MARTES SANTO

 EL VIACRUCIS

Jesús AMÓ la Cruz. Desde el momento de su Encarnación la tuvo ante los ojos. Amó las privaciones, los tormentos y los oprobios que le estaban destinados. -Siguiendo el ejemplo divino, contemplemos con frecuencia la Cruz con que fuimos redimidos y en ella encontraremos motivos para amar, como él, las aflicciones, la pobreza y la abyección. "Habiendo, pues, Cristo, dice el Príncipe de los apóstoles, padecido por nosotros la muerte en su carne, armaos también vosotros de esta consideración (1 Pedro 4, 1)", y esta consideración reanimará nuestro valor para soportar las pruebas de la vida. Después que la Sabiduría encarnada quiso en favor nuestro apurar hasta las heces el cáliz de la amargura, ¿habremos nosotros de beber siempre la copa de los placeres?

Discípulos fieles de Jesucristo, cuyo ejemplo imitaban, ¿Qué no hicieron los SANTOS por caminar en pos de él? ¡Con cuánto amor se abrazaron a la vida penitente y soportaron las afrentas y los dolores! Santa Margarita María de Alacoque decía que para ella el mayor placer que existía en este mundo era la Cruz de su divino Redentor, pero una cruz igualmente pesada que la suya, igualmente ignominiosa, sin dulzuras, sin consuelos y sin alivios de ninguna clase. "No existe gracia alguna, añadía esta santa, comparable a la de poder llevar la Cruz con Jesús." De esta manera hablaba esta gran enamorada del Corazón de Jesús y de los sufrimientos, y todos los santos, animados de estos sentimientos, se sintieron obligados a renunciar por Dios a  todas las satisfacciones de los sentidos, a todos los deseos de satisfacer su amor propio y a soportar con generosidad las penas y tribulaciones de la vida.

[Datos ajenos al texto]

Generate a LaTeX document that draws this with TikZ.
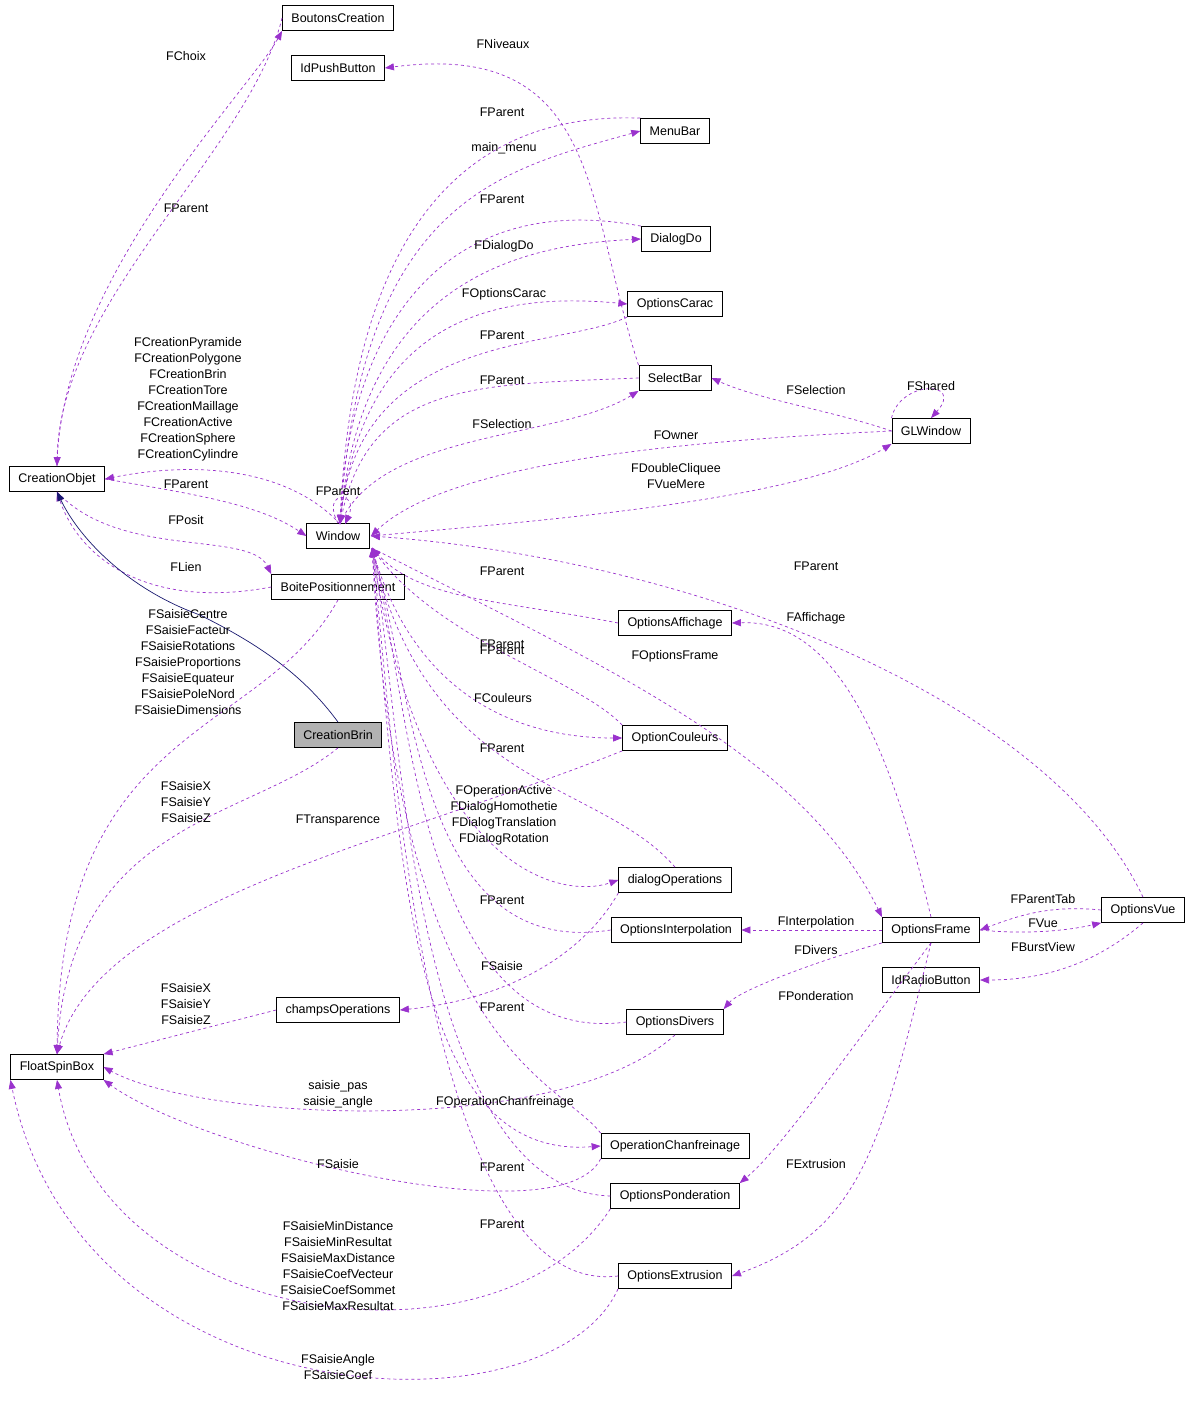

Luego, cuando el Señor NOS PRUEBA, podemos decir que entramos a formar parte de la familia de los santos. Aún más, Jesús y María, que están a la cabeza de ellos, nos animan también con su magnífico ejemplo. -Cuando estemos afligidos, figurémonos al Hombre-Dios con la Cruz a cuestas adelantarse a nuestro encuentro, de la misma manera que lo hizo con San Pedro para exhortarnos a la resignación. O bien figurémonos a Jesús mostrándonos sus heridas como a Santa Teresa y diciéndonos como a ella: "Tus dolores nunca llegarán hasta aquí."

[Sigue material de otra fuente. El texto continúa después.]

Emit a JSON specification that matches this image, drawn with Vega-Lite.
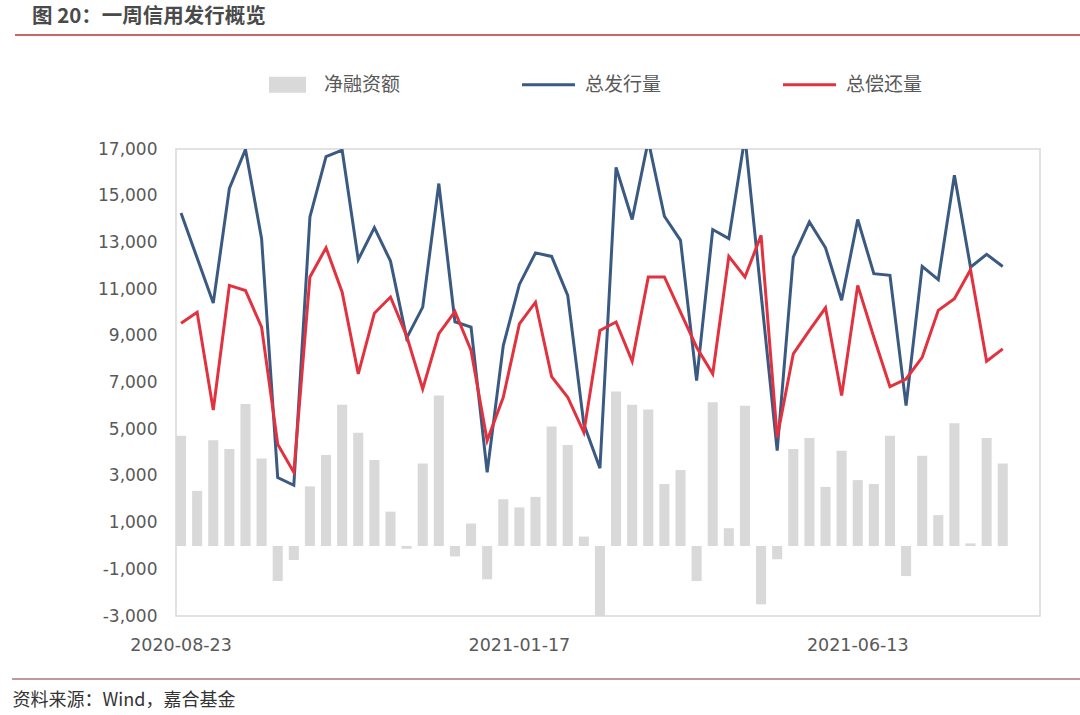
{
  "$schema": "https://vega.github.io/schema/vega-lite/v6.json",
  "width": 864,
  "height": 467,
  "autosize": {"type": "none"},
  "padding": {"left": 176, "top": 149, "right": 40, "bottom": 99},
  "background": "#ffffff",
  "config": {
    "font": "Noto Sans CJK SC",
    "view": {"stroke": "#d9d9d9", "strokeWidth": 1.5}
  },
  "title": {
    "text": "图 20：一周信用发行概览",
    "anchor": "start",
    "frame": "group",
    "dx": -144,
    "offset": 7,
    "fontSize": 20.5,
    "fontWeight": "bold",
    "color": "#4a4a4a"
  },
  "data": {
    "values": [
      {"date": "2020-08-23", "净融资额": 4720, "总发行量": 14260, "总偿还量": 9540},
      {"date": "2020-08-30", "净融资额": 2360, "总发行量": 12330, "总偿还量": 10010},
      {"date": "2020-09-06", "净融资额": 4530, "总发行量": 10400, "总偿还量": 5820},
      {"date": "2020-09-13", "净融资额": 4150, "总发行量": 15310, "总偿还量": 11160},
      {"date": "2020-09-20", "净融资额": 6080, "总发行量": 16980, "总偿还量": 10940},
      {"date": "2020-09-27", "净融资额": 3750, "总发行量": 13160, "总偿还量": 9370},
      {"date": "2020-10-04", "净融资额": -1500, "总发行量": 2930, "总偿还量": 4360},
      {"date": "2020-10-11", "净融资额": -600, "总发行量": 2600, "总偿还量": 3150},
      {"date": "2020-10-18", "净融资额": 2550, "总发行量": 14090, "总偿还量": 11520},
      {"date": "2020-10-25", "净融资额": 3890, "总发行量": 16670, "总偿还量": 12770},
      {"date": "2020-11-01", "净融资额": 6050, "总发行量": 16950, "总偿还量": 10870},
      {"date": "2020-11-08", "净融资额": 4850, "总发行量": 12260, "总偿还量": 7370},
      {"date": "2020-11-15", "净融资额": 3680, "总发行量": 13630, "总偿还量": 9970},
      {"date": "2020-11-22", "净融资额": 1470, "总发行量": 12200, "总偿还量": 10660},
      {"date": "2020-11-29", "净融资额": -120, "总发行量": 8900, "总偿还量": 9000},
      {"date": "2020-12-06", "净融资额": 3530, "总发行量": 10230, "总偿还量": 6720},
      {"date": "2020-12-13", "净融资额": 6440, "总发行量": 15520, "总偿还量": 9090},
      {"date": "2020-12-20", "净融资额": -450, "总发行量": 9600, "总偿还量": 10040},
      {"date": "2020-12-27", "净融资额": 960, "总发行量": 9370, "总偿还量": 8370},
      {"date": "2021-01-03", "净融资额": -1430, "总发行量": 3150, "总偿还量": 4510},
      {"date": "2021-01-10", "净融资额": 2000, "总发行量": 8580, "总偿还量": 6370},
      {"date": "2021-01-17", "净融资额": 1650, "总发行量": 11200, "总偿还量": 9510},
      {"date": "2021-01-24", "净融资额": 2100, "总发行量": 12550, "总偿还量": 10440},
      {"date": "2021-01-31", "净融资额": 5120, "总发行量": 12400, "总偿还量": 7250},
      {"date": "2021-02-07", "净融资额": 4320, "总发行量": 10730, "总偿还量": 6370},
      {"date": "2021-02-14", "净融资额": 400, "总发行量": 5220, "总偿还量": 4860},
      {"date": "2021-02-21", "净融资额": -5900, "总发行量": 3330, "总偿还量": 9230},
      {"date": "2021-02-28", "净融资额": 6610, "总发行量": 16210, "总偿还量": 9590},
      {"date": "2021-03-07", "净融资额": 6050, "总发行量": 13980, "总偿还量": 7910},
      {"date": "2021-03-14", "净融资额": 5840, "总发行量": 17360, "总偿还量": 11520},
      {"date": "2021-03-21", "净融资额": 2650, "总发行量": 14120, "总偿还量": 11520},
      {"date": "2021-03-28", "净融资额": 3250, "总发行量": 13090, "总偿还量": 10010},
      {"date": "2021-04-04", "净融资额": -1500, "总发行量": 7080, "总偿还量": 8510},
      {"date": "2021-04-11", "净融资额": 6150, "总发行量": 13550, "总偿还量": 7370},
      {"date": "2021-04-18", "净融资额": 760, "总发行量": 13160, "总偿还量": 12400},
      {"date": "2021-04-25", "净融资额": 6000, "总发行量": 17520, "总偿还量": 11520},
      {"date": "2021-05-02", "净融资额": -2500, "总发行量": 10800, "总偿还量": 13300},
      {"date": "2021-05-09", "净融资额": -570, "总发行量": 4080, "总偿还量": 4650},
      {"date": "2021-05-16", "净融资额": 4150, "总发行量": 12370, "总偿还量": 8230},
      {"date": "2021-05-23", "净融资额": 4620, "总发行量": 13880, "总偿还量": 9230},
      {"date": "2021-05-30", "净融资额": 2530, "总发行量": 12770, "总偿还量": 10200},
      {"date": "2021-06-06", "净融资额": 4080, "总发行量": 10520, "总偿还量": 6440},
      {"date": "2021-06-13", "净融资额": 2820, "总发行量": 13980, "总偿还量": 11160},
      {"date": "2021-06-20", "净融资额": 2650, "总发行量": 11660, "总偿还量": 8940},
      {"date": "2021-06-27", "净融资额": 4720, "总发行量": 11590, "总偿还量": 6820},
      {"date": "2021-07-04", "净融资额": -1290, "总发行量": 6010, "总偿还量": 7150},
      {"date": "2021-07-11", "净融资额": 3860, "总发行量": 11970, "总偿还量": 8080},
      {"date": "2021-07-18", "净融资额": 1320, "总发行量": 11400, "总偿还量": 10090},
      {"date": "2021-07-25", "净融资额": 5250, "总发行量": 15880, "总偿还量": 10590},
      {"date": "2021-08-01", "净融资额": 110, "总发行量": 11940, "总偿还量": 11830},
      {"date": "2021-08-08", "净融资额": 4620, "总发行量": 12490, "总偿还量": 7910},
      {"date": "2021-08-15", "净融资额": 3530, "总发行量": 11970, "总偿还量": 8440}
    ]
  },
  "encoding": {
    "x": {
      "field": "date",
      "type": "ordinal",
      "sort": null,
      "scale": {
        "domain": ["2020-08-23","2020-08-30","2020-09-06","2020-09-13","2020-09-20","2020-09-27","2020-10-04","2020-10-11","2020-10-18","2020-10-25","2020-11-01","2020-11-08","2020-11-15","2020-11-22","2020-11-29","2020-12-06","2020-12-13","2020-12-20","2020-12-27","2021-01-03","2021-01-10","2021-01-17","2021-01-24","2021-01-31","2021-02-07","2021-02-14","2021-02-21","2021-02-28","2021-03-07","2021-03-14","2021-03-21","2021-03-28","2021-04-04","2021-04-11","2021-04-18","2021-04-25","2021-05-02","2021-05-09","2021-05-16","2021-05-23","2021-05-30","2021-06-06","2021-06-13","2021-06-20","2021-06-27","2021-07-04","2021-07-11","2021-07-18","2021-07-25","2021-08-01","2021-08-08","2021-08-15","2021-08-22","2021-08-29"],
        "paddingInner": 0.375,
        "paddingOuter": 0
      },
      "axis": {
        "labelExpr": "indexof(['2020-08-23', '2021-01-17', '2021-06-13'], datum.value) >= 0 ? datum.value : ''",
        "labelAngle": 0,
        "labelOverlap": false,
        "labelBound": false,
        "labelFlush": false,
        "ticks": false,
        "domain": false,
        "grid": false,
        "labelPadding": 20,
        "labelFont": "DejaVu Sans",
        "labelFontSize": 17.5,
        "labelColor": "#595959",
        "title": "资料来源：Wind，嘉合基金",
        "titleX": -164,
        "titleY": 84,
        "titleAlign": "left",
        "titleBaseline": "middle",
        "titleAnchor": null,
        "titleFontSize": 18,
        "titleFontWeight": "normal",
        "titleColor": "#333333"
      }
    }
  },
  "layer": [
    {
      "mark": {"type": "bar", "clip": true},
      "encoding": {
        "y": {
          "field": "净融资额",
          "type": "quantitative",
          "scale": {"domain": [-3000, 17000], "nice": false, "zero": false},
          "axis": {
            "values": [-3000, -1000, 1000, 3000, 5000, 7000, 9000, 11000, 13000, 15000, 17000],
            "labelExpr": "(datum.value < 0 ? '-' : '') + format(abs(datum.value), ',d')",
            "grid": false,
            "ticks": false,
            "domain": false,
            "labelPadding": 19,
            "labelFont": "DejaVu Sans",
            "labelFontSize": 17,
            "labelColor": "#595959",
            "title": null
          }
        },
        "width": {"band": 0.625},
        "color": {
          "datum": "净融资额",
          "type": "nominal",
          "scale": {
            "domain": ["净融资额", "总发行量", "总偿还量"],
            "range": ["#d9d9d9", "#3b5a82", "#e2323f"]
          },
          "legend": {
            "orient": "none",
            "legendX": 102,
            "legendY": -74,
            "direction": "horizontal",
            "title": null,
            "columnPadding": 115,
            "labelFontSize": 19,
            "labelColor": "#595959",
            "labelOffset": 27,
            "symbolSize": 2809,
            "symbolType": "stroke",
            "symbolStrokeWidth": 3,
            "encode": {
              "symbols": {
                "update": {
                  "shape": {"signal": "datum.value === '净融资额' ? 'M-1,-0.43H1V0.43H-1Z' : 'stroke'"},
                  "size": {"signal": "datum.value === '净融资额' ? 1369 : 2809"},
                  "fill": {"signal": "datum.value === '净融资额' ? '#d9d9d9' : 'transparent'"},
                  "stroke": {"signal": "datum.value === '总发行量' ? '#3b5a82' : (datum.value === '总偿还量' ? '#e2323f' : 'transparent')"},
                  "strokeWidth": {"signal": "datum.value === '净融资额' ? 0 : 3"},
                  "opacity": {"value": 1}
                }
              }
            }
          }
        }
      }
    },
    {
      "transform": [{"fold": ["总发行量", "总偿还量"], "as": ["series", "value"]}],
      "mark": {"type": "line", "strokeWidth": 3, "clip": true},
      "encoding": {
        "y": {"field": "value", "type": "quantitative"},
        "color": {"field": "series", "type": "nominal", "legend": {"title": null}}
      }
    },
    {
      "data": {"values": [{"part": "header"}]},
      "mark": {"type": "rule", "color": "#b8323e", "strokeWidth": 1.5},
      "encoding": {"x": {"value": -161}, "x2": {"value": 904}, "y": {"value": -114}}
    },
    {
      "data": {"values": [{"part": "footer"}]},
      "mark": {"type": "rule", "color": "#a87878", "strokeWidth": 1.5},
      "encoding": {"x": {"value": -164}, "x2": {"value": 904}, "y": {"value": 530}}
    }
  ]
}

¡No, criatura culpable! No, nunca tendrás que sufrir en este mundo tanto como tu inocente Creador. Comprende, pues, la injusticia de tus quejas y de tus disgustos al encontrarte con la Cruz en tu camino. Por esta vida, bien en la otra. ¿Por qué, pues, no hacer de la necesidad virtud? ¿Por qué no abrazarse con alegría a lo que habrá de preservarnos de males futuros y conducirnos a la eterna bienaventuranza?

¡Oh Jesús, oh María!, bendecid, os suplico, las siguientes resoluciones: 1º pensar con frecuencia en vuestros dolores; 2º implorar vuestro socorro en todas las ocasiones de sufrir y en las que tenga que ejercitar la paciencia y la resignación.